Task to carry out>
Give the data below again exactly as written, without its pictures.

Supplied information>
## START

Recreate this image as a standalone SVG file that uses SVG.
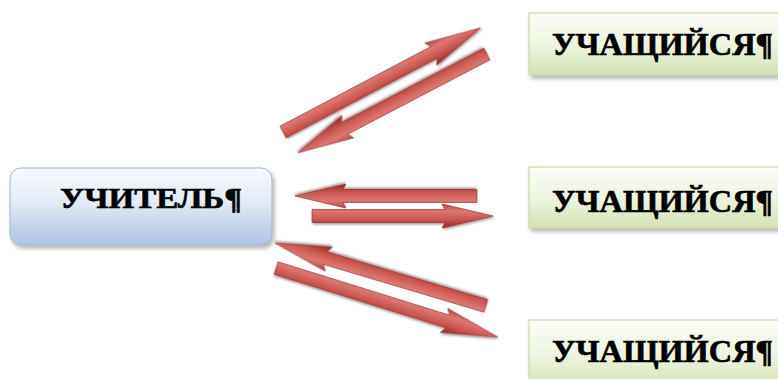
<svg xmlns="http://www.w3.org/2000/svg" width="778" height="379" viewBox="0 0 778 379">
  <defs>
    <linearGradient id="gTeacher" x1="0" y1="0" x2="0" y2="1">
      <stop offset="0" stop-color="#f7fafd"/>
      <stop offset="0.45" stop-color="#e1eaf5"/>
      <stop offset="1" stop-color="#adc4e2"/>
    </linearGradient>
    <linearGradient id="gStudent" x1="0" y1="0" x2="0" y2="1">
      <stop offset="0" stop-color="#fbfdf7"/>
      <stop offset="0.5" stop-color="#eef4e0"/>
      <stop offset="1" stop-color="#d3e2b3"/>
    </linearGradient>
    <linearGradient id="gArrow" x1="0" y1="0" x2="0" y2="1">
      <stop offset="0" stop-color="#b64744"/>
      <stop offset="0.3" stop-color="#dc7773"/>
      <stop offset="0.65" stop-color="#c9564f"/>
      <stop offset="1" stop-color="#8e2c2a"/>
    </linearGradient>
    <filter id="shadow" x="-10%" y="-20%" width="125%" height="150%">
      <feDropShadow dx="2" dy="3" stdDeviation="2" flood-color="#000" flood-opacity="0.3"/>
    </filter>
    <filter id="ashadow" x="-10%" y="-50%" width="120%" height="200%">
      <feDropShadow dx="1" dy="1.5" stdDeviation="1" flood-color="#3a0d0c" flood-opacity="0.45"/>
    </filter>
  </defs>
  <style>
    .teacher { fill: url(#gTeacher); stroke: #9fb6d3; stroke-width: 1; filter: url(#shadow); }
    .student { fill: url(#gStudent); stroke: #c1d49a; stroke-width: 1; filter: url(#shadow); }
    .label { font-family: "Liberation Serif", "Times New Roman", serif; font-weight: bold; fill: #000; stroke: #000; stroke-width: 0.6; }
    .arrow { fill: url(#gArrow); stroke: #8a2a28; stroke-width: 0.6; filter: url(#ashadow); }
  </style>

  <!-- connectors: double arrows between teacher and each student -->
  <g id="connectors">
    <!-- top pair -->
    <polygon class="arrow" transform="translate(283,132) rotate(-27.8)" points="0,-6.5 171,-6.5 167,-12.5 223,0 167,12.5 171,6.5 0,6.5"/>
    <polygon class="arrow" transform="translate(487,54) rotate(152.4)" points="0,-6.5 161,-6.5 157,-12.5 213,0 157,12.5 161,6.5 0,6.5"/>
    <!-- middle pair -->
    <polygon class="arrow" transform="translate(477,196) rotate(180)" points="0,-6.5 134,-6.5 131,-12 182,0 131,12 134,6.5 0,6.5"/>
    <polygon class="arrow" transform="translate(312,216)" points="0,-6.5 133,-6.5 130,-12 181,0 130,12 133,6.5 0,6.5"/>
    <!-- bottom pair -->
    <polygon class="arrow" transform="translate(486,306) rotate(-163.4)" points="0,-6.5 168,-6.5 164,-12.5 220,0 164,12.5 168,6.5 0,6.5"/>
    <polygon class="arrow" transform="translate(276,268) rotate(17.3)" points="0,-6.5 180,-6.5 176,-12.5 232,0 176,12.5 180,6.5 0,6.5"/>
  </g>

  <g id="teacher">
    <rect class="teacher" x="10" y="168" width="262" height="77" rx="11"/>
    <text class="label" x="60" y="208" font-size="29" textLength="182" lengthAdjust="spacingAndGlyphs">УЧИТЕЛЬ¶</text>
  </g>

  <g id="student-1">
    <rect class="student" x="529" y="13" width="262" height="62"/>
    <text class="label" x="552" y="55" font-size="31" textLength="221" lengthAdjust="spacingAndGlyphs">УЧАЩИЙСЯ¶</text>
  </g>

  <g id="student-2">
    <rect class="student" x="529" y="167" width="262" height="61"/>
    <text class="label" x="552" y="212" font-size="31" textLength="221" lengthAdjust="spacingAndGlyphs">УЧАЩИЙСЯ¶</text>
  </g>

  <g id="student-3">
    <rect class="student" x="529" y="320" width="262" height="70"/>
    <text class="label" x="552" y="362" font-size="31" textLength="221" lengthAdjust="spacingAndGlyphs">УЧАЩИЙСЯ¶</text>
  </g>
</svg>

## END

Expected output>
Recreate this image as a standalone SVG file that uses SVG.
<svg xmlns="http://www.w3.org/2000/svg" width="778" height="379" viewBox="0 0 778 379">
  <defs>
    <linearGradient id="gTeacher" x1="0" y1="0" x2="0" y2="1">
      <stop offset="0" stop-color="#f7fafd"/>
      <stop offset="0.45" stop-color="#e1eaf5"/>
      <stop offset="1" stop-color="#adc4e2"/>
    </linearGradient>
    <linearGradient id="gStudent" x1="0" y1="0" x2="0" y2="1">
      <stop offset="0" stop-color="#fbfdf7"/>
      <stop offset="0.5" stop-color="#eef4e0"/>
      <stop offset="1" stop-color="#d3e2b3"/>
    </linearGradient>
    <linearGradient id="gArrow" x1="0" y1="0" x2="0" y2="1">
      <stop offset="0" stop-color="#b64744"/>
      <stop offset="0.3" stop-color="#dc7773"/>
      <stop offset="0.65" stop-color="#c9564f"/>
      <stop offset="1" stop-color="#8e2c2a"/>
    </linearGradient>
    <filter id="shadow" x="-10%" y="-20%" width="125%" height="150%">
      <feDropShadow dx="2" dy="3" stdDeviation="2" flood-color="#000" flood-opacity="0.3"/>
    </filter>
    <filter id="ashadow" x="-10%" y="-50%" width="120%" height="200%">
      <feDropShadow dx="1" dy="1.5" stdDeviation="1" flood-color="#3a0d0c" flood-opacity="0.45"/>
    </filter>
  </defs>
  <style>
    .teacher { fill: url(#gTeacher); stroke: #9fb6d3; stroke-width: 1; filter: url(#shadow); }
    .student { fill: url(#gStudent); stroke: #c1d49a; stroke-width: 1; filter: url(#shadow); }
    .label { font-family: "Liberation Serif", "Times New Roman", serif; font-weight: bold; fill: #000; stroke: #000; stroke-width: 0.6; }
    .arrow { fill: url(#gArrow); stroke: #8a2a28; stroke-width: 0.6; filter: url(#ashadow); }
  </style>

  <!-- connectors: double arrows between teacher and each student -->
  <g id="connectors">
    <!-- top pair -->
    <polygon class="arrow" transform="translate(283,132) rotate(-27.8)" points="0,-6.5 171,-6.5 167,-12.5 223,0 167,12.5 171,6.5 0,6.5"/>
    <polygon class="arrow" transform="translate(487,54) rotate(152.4)" points="0,-6.5 161,-6.5 157,-12.5 213,0 157,12.5 161,6.5 0,6.5"/>
    <!-- middle pair -->
    <polygon class="arrow" transform="translate(477,196) rotate(180)" points="0,-6.5 134,-6.5 131,-12 182,0 131,12 134,6.5 0,6.5"/>
    <polygon class="arrow" transform="translate(312,216)" points="0,-6.5 133,-6.5 130,-12 181,0 130,12 133,6.5 0,6.5"/>
    <!-- bottom pair -->
    <polygon class="arrow" transform="translate(486,306) rotate(-163.4)" points="0,-6.5 168,-6.5 164,-12.5 220,0 164,12.5 168,6.5 0,6.5"/>
    <polygon class="arrow" transform="translate(276,268) rotate(17.3)" points="0,-6.5 180,-6.5 176,-12.5 232,0 176,12.5 180,6.5 0,6.5"/>
  </g>

  <g id="teacher">
    <rect class="teacher" x="10" y="168" width="262" height="77" rx="11"/>
    <text class="label" x="60" y="208" font-size="29" textLength="182" lengthAdjust="spacingAndGlyphs">УЧИТЕЛЬ¶</text>
  </g>

  <g id="student-1">
    <rect class="student" x="529" y="13" width="262" height="62"/>
    <text class="label" x="552" y="55" font-size="31" textLength="221" lengthAdjust="spacingAndGlyphs">УЧАЩИЙСЯ¶</text>
  </g>

  <g id="student-2">
    <rect class="student" x="529" y="167" width="262" height="61"/>
    <text class="label" x="552" y="212" font-size="31" textLength="221" lengthAdjust="spacingAndGlyphs">УЧАЩИЙСЯ¶</text>
  </g>

  <g id="student-3">
    <rect class="student" x="529" y="320" width="262" height="70"/>
    <text class="label" x="552" y="362" font-size="31" textLength="221" lengthAdjust="spacingAndGlyphs">УЧАЩИЙСЯ¶</text>
  </g>
</svg>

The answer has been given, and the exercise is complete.